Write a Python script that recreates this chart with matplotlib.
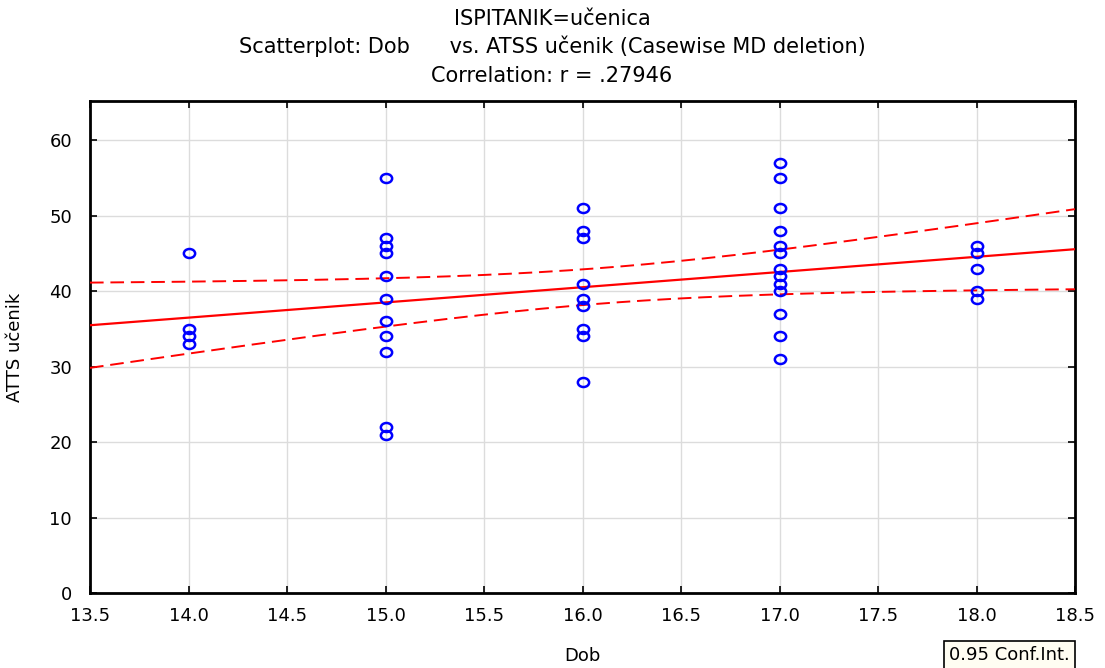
import matplotlib
matplotlib.use("Agg")
import matplotlib.pyplot as plt
import numpy as np
from matplotlib.markers import MarkerStyle
from matplotlib.transforms import Affine2D

# Age (Dob) groups and ATSS scores
AGES = [14, 15, 16, 17, 18]
SCORES = {
    14: [45, 35, 34, 33],
    15: [55, 47, 46, 45, 42, 39, 36, 34, 32, 22, 21],
    16: [51, 48, 47, 41, 39, 38, 35, 34, 28],
    17: [57, 55, 51, 48, 46, 45, 43, 42, 41, 40, 37, 34, 31],
    18: [46, 45, 43, 40, 39],
}
X_TICKS = [13.5, 14.0, 14.5, 15.0, 15.5, 16.0, 16.5, 17.0, 17.5, 18.0, 18.5]
Y_TICKS = [0, 10, 20, 30, 40, 50, 60]

plt.rcParams["font.family"] = ["DejaVu Sans"]

x = np.concatenate([[a] * len(SCORES[a]) for a in AGES]).astype(float)
y = np.concatenate([SCORES[a] for a in AGES]).astype(float)

n = len(x)
slope, intercept = np.polyfit(x, y, 1)
resid = y - (intercept + slope * x)
s = np.sqrt(np.sum(resid ** 2) / (n - 2))
t_crit = 1.96
xs = np.linspace(13.5, 18.5, 200)
fit = intercept + slope * xs
se = s * np.sqrt(1 / n + (xs - x.mean()) ** 2 / np.sum((x - x.mean()) ** 2))

fig = plt.figure(figsize=(11.05, 6.68), dpi=100)
ax = fig.add_axes([90 / 1105, 1 - 593 / 668, (1075 - 90) / 1105, (593 - 101) / 668])

ellipse = MarkerStyle("o", transform=Affine2D().scale(1.25, 1.0))
ax.plot(x, y, linestyle="none", marker=ellipse, markersize=6.5, markerfacecolor="none",
        markeredgecolor="#0000ff", markeredgewidth=1.8, zorder=4)
ax.plot(xs, fit, color="#ff0000", linewidth=1.6, zorder=3)
ax.plot(xs, fit + t_crit * se, color="#ff0000", linewidth=1.4, linestyle=(0, (7, 3.5)), zorder=3)
ax.plot(xs, fit - t_crit * se, color="#ff0000", linewidth=1.4, linestyle=(0, (7, 3.5)), zorder=3)

ax.set_xlim(13.5, 18.5)
ax.set_ylim(0, 65.2)
ax.set_xticks(X_TICKS)
ax.set_xticklabels([f"{v:.1f}" for v in X_TICKS], fontsize=13)
ax.set_yticks(Y_TICKS)
ax.set_yticklabels([str(v) for v in Y_TICKS], fontsize=13)
ax.tick_params(direction="in", length=5, width=1.2, top=True, right=True, pad=10)
ax.tick_params(axis="y", pad=13)
ax.grid(color="#dcdcdc", linewidth=1.0)
ax.set_axisbelow(True)
for sp in ax.spines.values():
    sp.set_linewidth(2)
    sp.set_color("black")

ax.set_xlabel("Dob", fontsize=13, labelpad=16)
ax.set_ylabel("ATTS učenik", fontsize=13, labelpad=18)

fig.text(552 / 1105, 1 - 19 / 668, "ISPITANIK=učenica", ha="center", va="center", fontsize=15)
fig.text(552 / 1105, 1 - 46 / 668, "Scatterplot: Dob      vs. ATSS učenik (Casewise MD deletion)",
         ha="center", va="center", fontsize=15)
fig.text(552 / 1105, 1 - 76 / 668, "Correlation: r = .27946", ha="center", va="center", fontsize=15)

fig.text(949 / 1105, 1 - 655 / 668, "0.95 Conf.Int.", ha="left", va="center", fontsize=13,
         bbox=dict(boxstyle="square,pad=0.3", facecolor="#fffdf2", edgecolor="black", linewidth=1.2))

r = np.corrcoef(x, y)[0, 1]
print(f"r = {r:.5f}, slope = {slope:.3f}, intercept = {intercept:.3f}")

fig.savefig("out.png", dpi=100)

■ ■ ■ ■ ■ ■ ■

§ PROBLEM REQUIREMENTS:
From the first line of the material down to the line containing "ax.plot(xs, fit - t_crit", inclusive, return each line exactly, skipping any picture.

§ REPLY:
Write a Python script that recreates this chart with matplotlib.
import matplotlib
matplotlib.use("Agg")
import matplotlib.pyplot as plt
import numpy as np
from matplotlib.markers import MarkerStyle
from matplotlib.transforms import Affine2D

# Age (Dob) groups and ATSS scores
AGES = [14, 15, 16, 17, 18]
SCORES = {
    14: [45, 35, 34, 33],
    15: [55, 47, 46, 45, 42, 39, 36, 34, 32, 22, 21],
    16: [51, 48, 47, 41, 39, 38, 35, 34, 28],
    17: [57, 55, 51, 48, 46, 45, 43, 42, 41, 40, 37, 34, 31],
    18: [46, 45, 43, 40, 39],
}
X_TICKS = [13.5, 14.0, 14.5, 15.0, 15.5, 16.0, 16.5, 17.0, 17.5, 18.0, 18.5]
Y_TICKS = [0, 10, 20, 30, 40, 50, 60]

plt.rcParams["font.family"] = ["DejaVu Sans"]

x = np.concatenate([[a] * len(SCORES[a]) for a in AGES]).astype(float)
y = np.concatenate([SCORES[a] for a in AGES]).astype(float)

n = len(x)
slope, intercept = np.polyfit(x, y, 1)
resid = y - (intercept + slope * x)
s = np.sqrt(np.sum(resid ** 2) / (n - 2))
t_crit = 1.96
xs = np.linspace(13.5, 18.5, 200)
fit = intercept + slope * xs
se = s * np.sqrt(1 / n + (xs - x.mean()) ** 2 / np.sum((x - x.mean()) ** 2))

fig = plt.figure(figsize=(11.05, 6.68), dpi=100)
ax = fig.add_axes([90 / 1105, 1 - 593 / 668, (1075 - 90) / 1105, (593 - 101) / 668])

ellipse = MarkerStyle("o", transform=Affine2D().scale(1.25, 1.0))
ax.plot(x, y, linestyle="none", marker=ellipse, markersize=6.5, markerfacecolor="none",
        markeredgecolor="#0000ff", markeredgewidth=1.8, zorder=4)
ax.plot(xs, fit, color="#ff0000", linewidth=1.6, zorder=3)
ax.plot(xs, fit + t_crit * se, color="#ff0000", linewidth=1.4, linestyle=(0, (7, 3.5)), zorder=3)
ax.plot(xs, fit - t_crit * se, color="#ff0000", linewidth=1.4, linestyle=(0, (7, 3.5)), zorder=3)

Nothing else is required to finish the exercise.